Portugal’s government on Thursday defended a fresh round of unpopular salary cuts and public sector reforms imposed under the country’s international bailout deal.

After nearly three years of belt-tightening, the 2014 budget aims to save a further 3.9 billion euros ($5.3 billion), partly through cutting public sector salaries and pensions.

The government says the plan, which has sparked angry street protests, will help it rein in the country’s deficit as demanded by its international creditors so it can wrap up the bailout programme next year.

“It is a hard budget and very demanding for households, but it will help prepare a better future for all the Portuguese,” Prime Minister Pedro Passos Coelho told parliament at the start of a debate on the budget.

The budget plan is expected to be approved easily by parliament where a coalition led by the conservative ruling party holds a comfortable majority.

“This budget will be key to concluding” the bailout and to “closing the door on this period of extreme dependence” on outside lenders, said Coelho, who hopes to wrap up the rescue programme by next June.

Thousands of demonstrators protested on Saturday against the budget and further demonstrations were called for Friday, when parliament is due to vote on the first draft of the budget bill.

“This is not a state budget, it is a plan for cuts to make our lives poorer,” said Antonio Jose Seguro, leader of the main opposition Socialist Party.

“No one believes this budget will get the country out of the crisis.”

Portugal secured its 78 billion euro ($108 billion) rescue deal in 2011 from three international bodies — the European Union, European Central Bank and International Monetary Fund.

In return for the bailout money to prevent the indebted country from financial collapse, they demanded economic reforms to get Portugal’s public deficit down to four percent of output by 2014.

Economists warn the target will be hard to reach.
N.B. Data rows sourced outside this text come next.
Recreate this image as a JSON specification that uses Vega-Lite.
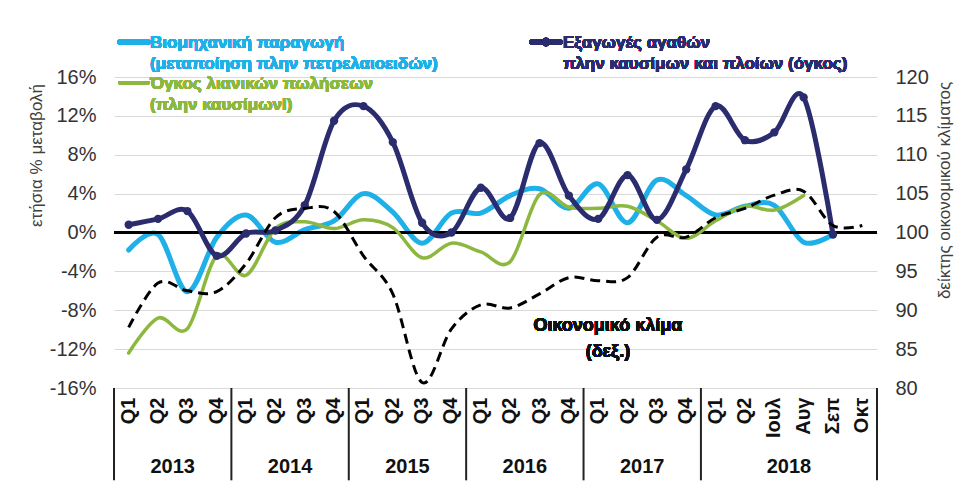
{
  "$schema": "https://vega.github.io/schema/vega-lite/v6.json",
  "width": 763,
  "height": 311,
  "autosize": {"type": "none"},
  "padding": {"left": 114, "top": 77, "right": 83, "bottom": 106},
  "background": "white",
  "config": {"view": {"stroke": null}, "font": "Liberation Sans"},
  "data": {"values": [
    {"period": "2013 Q1", "year": "2013", "q": "Q1", "ind": -1.8, "retail": -12.4, "exports": 0.8, "esi": 87.8},
    {"period": "2013 Q2", "year": "2013", "q": "Q2", "ind": -0.2, "retail": -8.8, "exports": 1.4, "esi": 93.5},
    {"period": "2013 Q3", "year": "2013", "q": "Q3", "ind": -6.1, "retail": -9.9, "exports": 2.2, "esi": 92.5},
    {"period": "2013 Q4", "year": "2013", "q": "Q4", "ind": -0.5, "retail": -2.4, "exports": -2.4, "esi": 92.4},
    {"period": "2014 Q1", "year": "2014", "q": "Q1", "ind": 1.8, "retail": -4.4, "exports": -0.1, "esi": 96.0},
    {"period": "2014 Q2", "year": "2014", "q": "Q2", "ind": -1.0, "retail": 0.4, "exports": 0.2, "esi": 101.9},
    {"period": "2014 Q3", "year": "2014", "q": "Q3", "ind": 0.3, "retail": 1.1, "exports": 2.8, "esi": 103.1},
    {"period": "2014 Q4", "year": "2014", "q": "Q4", "ind": 1.2, "retail": 0.4, "exports": 11.5, "esi": 102.7},
    {"period": "2015 Q1", "year": "2015", "q": "Q1", "ind": 4.0, "retail": 1.3, "exports": 13.0, "esi": 97.0},
    {"period": "2015 Q2", "year": "2015", "q": "Q2", "ind": 2.1, "retail": 0.5, "exports": 9.3, "esi": 92.1},
    {"period": "2015 Q3", "year": "2015", "q": "Q3", "ind": -1.1, "retail": -2.6, "exports": 1.0, "esi": 80.7},
    {"period": "2015 Q4", "year": "2015", "q": "Q4", "ind": 2.0, "retail": -1.1, "exports": 0.0, "esi": 87.6},
    {"period": "2016 Q1", "year": "2016", "q": "Q1", "ind": 2.0, "retail": -2.0, "exports": 4.6, "esi": 90.7},
    {"period": "2016 Q2", "year": "2016", "q": "Q2", "ind": 3.8, "retail": -3.0, "exports": 1.5, "esi": 90.3},
    {"period": "2016 Q3", "year": "2016", "q": "Q3", "ind": 4.5, "retail": 3.9, "exports": 9.2, "esi": 92.1},
    {"period": "2016 Q4", "year": "2016", "q": "Q4", "ind": 2.5, "retail": 2.6, "exports": 3.8, "esi": 94.2},
    {"period": "2017 Q1", "year": "2017", "q": "Q1", "ind": 5.0, "retail": 2.5, "exports": 1.4, "esi": 93.8},
    {"period": "2017 Q2", "year": "2017", "q": "Q2", "ind": 1.0, "retail": 2.7, "exports": 5.9, "esi": 94.2},
    {"period": "2017 Q3", "year": "2017", "q": "Q3", "ind": 5.4, "retail": 1.2, "exports": 1.3, "esi": 99.4},
    {"period": "2017 Q4", "year": "2017", "q": "Q4", "ind": 3.8, "retail": -0.6, "exports": 6.5, "esi": 99.4},
    {"period": "2018 Q1", "year": "2018", "q": "Q1", "ind": 1.8, "retail": 1.2, "exports": 13.0, "esi": 101.9},
    {"period": "2018 Q2", "year": "2018", "q": "Q2", "ind": 2.7, "retail": 2.7, "exports": 9.5, "esi": 103.1},
    {"period": "2018 Ιουλ", "year": "2018", "q": "Ιουλ", "ind": 2.8, "retail": 2.3, "exports": 10.3, "esi": 104.8},
    {"period": "2018 Αυγ", "year": "2018", "q": "Αυγ", "ind": -1.0, "retail": 3.8, "exports": 13.9, "esi": 105.3},
    {"period": "2018 Σεπ", "year": "2018", "q": "Σεπ", "ind": -0.2, "retail": null, "exports": -0.2, "esi": 100.9},
    {"period": "2018 Οκτ", "year": "2018", "q": "Οκτ", "ind": null, "retail": null, "exports": null, "esi": 100.9}
  ]},
  "layer": [
    {
      "layer": [
        {
          "mark": {"type": "line", "interpolate": "cardinal", "color": "#1fb0e8", "strokeWidth": 5, "strokeCap": "round", "strokeJoin": "round"},
          "encoding": {
            "x": {"field": "period", "type": "nominal", "sort": null, "bandPosition": 0.5,
              "scale": {"type": "band", "paddingInner": 0, "paddingOuter": 0,
                "domain": ["2013 Q1","2013 Q2","2013 Q3","2013 Q4","2014 Q1","2014 Q2","2014 Q3","2014 Q4","2015 Q1","2015 Q2","2015 Q3","2015 Q4","2016 Q1","2016 Q2","2016 Q3","2016 Q4","2017 Q1","2017 Q2","2017 Q3","2017 Q4","2018 Q1","2018 Q2","2018 Ιουλ","2018 Αυγ","2018 Σεπ","2018 Οκτ"]},
              "axis": {"title": null, "labelExpr": "split(datum.value, ' ')[1]", "labelAngle": 270, "labelFont": "Liberation Sans", "labelFontWeight": "bold", "labelFontSize": 20, "labelColor": "#111111", "labelPadding": 9, "labelOverlap": false, "ticks": false, "domain": false, "grid": false}},
            "y": {"field": "ind", "type": "quantitative", "scale": {"domain": [-16, 16], "nice": false},
              "axis": {"title": "ετήσια % μεταβολή", "values": [-16, -12, -8, -4, 0, 4, 8, 12, 16], "tickCount": 20, "labelOverlap": false, "labelExpr": "datum.value + '%'", "grid": true, "gridColor": "#d9d9d9", "gridWidth": 1, "ticks": false, "domain": false, "labelFont": "Liberation Sans", "labelFontSize": 20, "labelColor": "#333333", "labelPadding": 18, "titleFont": "Liberation Sans", "titleFontSize": 17, "titleFontWeight": "normal", "titleColor": "#404040", "titleAngle": 270, "titleX": -78, "titleY": 78, "titleAlign": "center", "titleBaseline": "middle"}}
          }
        },
        {
          "mark": {"type": "rule", "color": "#000000", "strokeWidth": 1.5},
          "encoding": {"y": {"datum": 0}}
        },
        {
          "mark": {"type": "line", "interpolate": "cardinal", "color": "#8cb83f", "strokeWidth": 3.5, "strokeCap": "round", "strokeJoin": "round"},
          "encoding": {
            "x": {"field": "period", "type": "nominal", "sort": null, "bandPosition": 0.5},
            "y": {"field": "retail", "type": "quantitative"}
          }
        },
        {
          "mark": {"type": "line", "interpolate": "cardinal", "color": "#2a2c6e", "strokeWidth": 5, "strokeCap": "round", "strokeJoin": "round"},
          "encoding": {
            "x": {"field": "period", "type": "nominal", "sort": null, "bandPosition": 0.5},
            "y": {"field": "exports", "type": "quantitative"}
          }
        },
        {
          "mark": {"type": "point", "filled": true, "size": 70, "opacity": 1, "color": "#2a2c6e"},
          "encoding": {
            "x": {"field": "period", "type": "nominal", "sort": null, "bandPosition": 0.5},
            "y": {"field": "exports", "type": "quantitative"}
          }
        },
        {
          "transform": [{"filter": "datum.q === 'Q1'"}],
          "mark": {"type": "rule", "color": "#222222", "strokeWidth": 2},
          "encoding": {
            "x": {"field": "period", "type": "nominal", "sort": null, "bandPosition": 0},
            "y": {"datum": -16},
            "y2": {"datum": -25.5}
          }
        },
        {
          "transform": [{"filter": "datum.q === 'Οκτ'"}],
          "mark": {"type": "rule", "color": "#222222", "strokeWidth": 2},
          "encoding": {
            "x": {"field": "period", "type": "nominal", "sort": null, "bandPosition": 1},
            "y": {"datum": -16},
            "y2": {"datum": -25.5}
          }
        },
        {
          "transform": [{"filter": "datum.q === 'Q3' || datum.q === 'Αυγ'"}],
          "mark": {"type": "text", "font": "Liberation Sans", "fontWeight": "bold", "fontSize": 20, "color": "#111111", "align": "center", "baseline": "middle"},
          "encoding": {
            "x": {"field": "period", "type": "nominal", "sort": null, "bandPosition": 0},
            "y": {"datum": -24.1},
            "text": {"field": "year"}
          }
        },
        {
          "mark": {"type": "point", "shape": "M-1,0L1,0", "filled": false, "size": 784, "strokeWidth": 5, "strokeCap": "round", "color": "#1fb0e8", "opacity": 1},
          "encoding": {"x": {"datum": "2013 Q1", "bandPosition": 0.68}, "y": {"datum": 19.6}}
        },
        {
          "mark": {"type": "point", "shape": "M-1,0L1,0", "filled": false, "size": 784, "strokeWidth": 3.5, "strokeCap": "round", "color": "#8cb83f", "opacity": 1},
          "encoding": {"x": {"datum": "2013 Q1", "bandPosition": 0.68}, "y": {"datum": 15.4}}
        },
        {
          "mark": {"type": "point", "shape": "M-1,0L1,0", "filled": false, "size": 784, "strokeWidth": 5, "strokeCap": "round", "color": "#2a2c6e", "opacity": 1},
          "encoding": {"x": {"datum": "2016 Q3", "bandPosition": 0.72}, "y": {"datum": 19.6}}
        },
        {
          "mark": {"type": "point", "filled": true, "size": 70, "color": "#2a2c6e", "opacity": 1},
          "encoding": {"x": {"datum": "2016 Q3", "bandPosition": 0.72}, "y": {"datum": 19.6}}
        },
        {
          "mark": {"type": "text", "text": ["Βιομηχανική παραγωγή", "(μεταποίηση πλην πετρελαιοειδών)"], "font": "Liberation Sans", "fontWeight": "bold", "fontSize": 17, "lineHeight": 21, "color": "#1fb0e8", "align": "left", "baseline": "middle"},
          "encoding": {"x": {"datum": "2013 Q2", "bandPosition": 0.23}, "y": {"datum": 19.5}}
        },
        {
          "mark": {"type": "text", "text": ["Όγκος λιανικών πωλήσεων", "(πλην καυσίμωνl)"], "font": "Liberation Sans", "fontWeight": "bold", "fontSize": 17, "lineHeight": 21, "color": "#8cb83f", "align": "left", "baseline": "middle"},
          "encoding": {"x": {"datum": "2013 Q2", "bandPosition": 0.23}, "y": {"datum": 15.3}}
        },
        {
          "mark": {"type": "text", "text": ["Εξαγωγές αγαθών", "πλην καυσίμων και πλοίων (όγκος)"], "font": "Liberation Sans", "fontWeight": "bold", "fontSize": 17, "lineHeight": 21, "color": "#2a2c6e", "align": "left", "baseline": "middle"},
          "encoding": {"x": {"datum": "2016 Q4", "bandPosition": 0.3}, "y": {"datum": 19.5}}
        },
        {
          "mark": {"type": "text", "text": ["Οικονομικό κλίμα", "(δεξ.)"], "font": "Liberation Sans", "fontWeight": "bold", "fontSize": 18, "lineHeight": 26, "color": "#111111", "align": "center", "baseline": "middle"},
          "encoding": {"x": {"datum": "2017 Q1", "bandPosition": 0.83}, "y": {"datum": -9.6}}
        }
      ]
    },
    {
      "mark": {"type": "line", "interpolate": "cardinal", "color": "#000000", "strokeWidth": 3, "strokeDash": [10, 6]},
      "encoding": {
        "x": {"field": "period", "type": "nominal", "sort": null, "bandPosition": 0.5},
        "y": {"field": "esi", "type": "quantitative", "scale": {"domain": [80, 120], "nice": false, "zero": false},
          "axis": {"orient": "right", "title": "δείκτης οικονομικού κλίματος", "values": [80, 85, 90, 95, 100, 105, 110, 115, 120], "tickCount": 20, "labelOverlap": false, "grid": false, "ticks": false, "domain": false, "labelFont": "Liberation Sans", "labelFontSize": 20, "labelColor": "#333333", "labelPadding": 18, "titleFont": "Liberation Sans", "titleFontSize": 17, "titleFontWeight": "normal", "titleColor": "#404040", "titleAngle": 270, "titleX": 67, "titleY": 113, "titleAlign": "center", "titleBaseline": "middle"}}
      }
    }
  ],
  "resolve": {"scale": {"y": "independent"}}
}
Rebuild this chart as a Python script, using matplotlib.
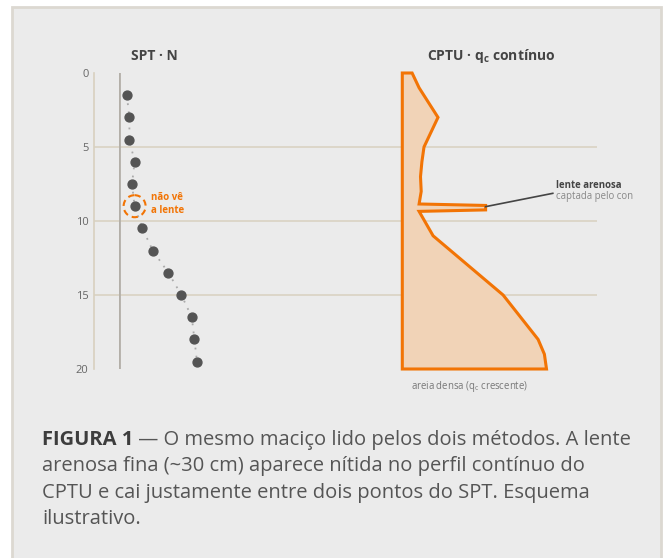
import matplotlib
matplotlib.use("Agg")
import matplotlib.pyplot as plt
from matplotlib.patches import Rectangle, Ellipse
from matplotlib.transforms import Bbox, TransformedBbox

plt.rcParams['font.family'] = ['Open Sans', 'DejaVu Sans']
plt.rcParams['mathtext.fontset'] = 'custom'
plt.rcParams['mathtext.rm'] = 'Open Sans'
plt.rcParams['mathtext.bf'] = 'Open Sans:bold'

# SPT: depth (m) and blow count N
spt_depth = [1.5, 3.0, 4.5, 6.0, 7.5, 9.0, 10.5, 12.0, 13.5, 15.0, 16.5, 18.0, 19.5]
spt_n = [3, 4, 4, 6, 5, 6, 9, 13, 19, 24, 28, 29, 30]

# CPTU: continuous qc profile (MPa), thin sand lens at ~9 m
cpt_depth = [0, 1, 3, 5, 6, 7, 8, 8.85, 8.95, 9.25, 9.35, 11, 15, 18, 19, 20]
cpt_qc = [1.4, 2.4, 5.1, 3.1, 2.8, 2.6, 2.7, 2.4, 11.9, 11.9, 2.4, 4.4, 14.4, 19.4, 20.3, 20.6]

depth_ticks = [0, 5, 10, 15, 20]
grid_depths = [5, 10, 15]
lens_depth = 9.0

ORANGE = '#f27405'
FILL = '#f1d3b7'
GRID = '#d8d0bf'

W, H = 664, 558
fig = plt.figure(figsize=(W / 100, H / 100), dpi=100)
fig.patch.set_facecolor('white')

# grey panel behind everything
fig.patches.append(Rectangle((12 / W, -0.05), 649 / W, (H - 7) / H + 0.05,
                             transform=fig.transFigure, facecolor='#ebebeb',
                             edgecolor='#dcd8d1', lw=2, zorder=-5))

def px_axes(x0, x1, y0=73, y1=369):
    return fig.add_axes([x0 / W, (H - y1) / H, (x1 - x0) / W, (y1 - y0) / H])

# background axes: depth scale and gridlines
ax = px_axes(94, 597)
ax.set_ylim(20, 0)
ax.set_xlim(0, 1)
ax.patch.set_alpha(0)
for s in ['top', 'right', 'bottom']:
    ax.spines[s].set_visible(False)
ax.spines['left'].set_color(GRID)
ax.spines['left'].set_linewidth(1.2)
ax.set_xticks([])
ax.set_yticks(depth_ticks)
ax.tick_params(axis='y', length=0, pad=4, labelsize=8, labelcolor='#666666')
for d in grid_depths:
    ax.axhline(d, color=GRID, lw=1.1, zorder=0)

# SPT axes
ax1 = px_axes(119, 223)
ax1.set_xlim(0, 40)
ax1.set_ylim(20, 0)
ax1.patch.set_alpha(0)
ax1.axis('off')
ax1.axvline(0, color='#b3afa8', lw=2)
ax1.plot(spt_n, spt_depth, color='#aaaaaa', lw=1.3, ls=(0, (1, 3.5)), zorder=2)
ax1.plot(spt_n, spt_depth, 'o', color='#545454', ms=6.4, zorder=3)
i = spt_depth.index(lens_depth)
ax1.add_patch(Ellipse((spt_n[i], lens_depth), 22 / 2.6, 22 / 14.8, fill=False,
                      edgecolor=ORANGE, lw=1.5, ls=(0, (3, 2)), zorder=4))
ax1.text(12.3, 8.85, 'não vê\na lente', color=ORANGE, fontsize=7,
         fontweight='bold', va='center', ha='left', linespacing=1.25)
ax1.text(13.5, -1.15, 'SPT · N', ha='center', va='center', fontsize=10,
         fontweight='bold', color='#444444', clip_on=False)

# CPTU axes
ax2 = px_axes(402.3, 577.3)
ax2.set_xlim(0, 25)
ax2.set_ylim(20, 0)
ax2.patch.set_alpha(0)
ax2.axis('off')
xs = [0] + cpt_qc + [0]
ys = [cpt_depth[0]] + cpt_depth + [cpt_depth[-1]]
ax2.fill(xs, ys, facecolor=FILL, edgecolor=ORANGE, lw=2.2, joinstyle='miter',
         clip_on=False, zorder=2)
ax2.plot([11.9, 21.5], [9.03, 8.13], color='#444444', lw=1.2, clip_on=False)
ax2.text(21.9, 7.6, 'lente arenosa', fontsize=6.9, fontweight='bold',
         color='#444444', va='center', ha='left', clip_on=False)
t = ax2.text(21.9, 8.36, 'captada pelo cone', fontsize=6.9, color='#888888',
             va='center', ha='left')
t.set_clip_box(TransformedBbox(Bbox.from_extents(0, 0, 633 / W, 1), fig.transFigure))
t.set_clip_on(True)
ax2.text(12.7, -1.15, r'CPTU · q$_{\mathbf{c}}$ contínuo', ha='center', va='center',
         fontsize=10, fontweight='bold', color='#444444', clip_on=False)
ax2.text(1.24, 21.2, r'areia densa (q$_{\mathrm{c}}$ crescente)', ha='left',
         va='center', fontsize=6.9, color='#777777', clip_on=False)

# caption: bold label followed by regular text
CAP = 14.5
r = fig.canvas.get_renderer()
lab = fig.text(42 / W, 1 - 440 / H, 'FIGURA 1', fontsize=CAP, fontweight='bold',
               color='#3d3d3d', va='center', ha='left')
x_end = lab.get_window_extent(r).x1 / W
fig.text(x_end, 1 - 440 / H, ' — O mesmo maciço lido pelos dois métodos. A lente',
         fontsize=CAP, color='#555555', va='center', ha='left')
caption = ['arenosa fina (~30 cm) aparece nítida no perfil contínuo do',
           'CPTU e cai justamente entre dois pontos do SPT. Esquema',
           'ilustrativo.']
for k, line in enumerate(caption):
    fig.text(42 / W, 1 - (466.5 + 26.5 * k) / H, line, fontsize=CAP,
             color='#555555', va='center', ha='left')

fig.savefig('out.png', dpi=100)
Ratings agency Fitch forecasts Portugal will overshoot it with a public deficit of 4.5 percent and warns that the budget risks being struck down by the Constitutional Court, which overruled certain austerity measures in 2013.

Portugal technically emerged from its recession in the second quarter of this year and is forecasting timid 0.8 percent growth for 2014, but its unemployment rate remains painfully high and is forecast to be at least 17.7 percent next year.

“Real progress has been made in the public finances, but at the price of a very deep recession,” said Jesus Castillo, an analyst at Natixis bank.

He warned that in the new budget, “the recessionary effects may have been underestimated again.”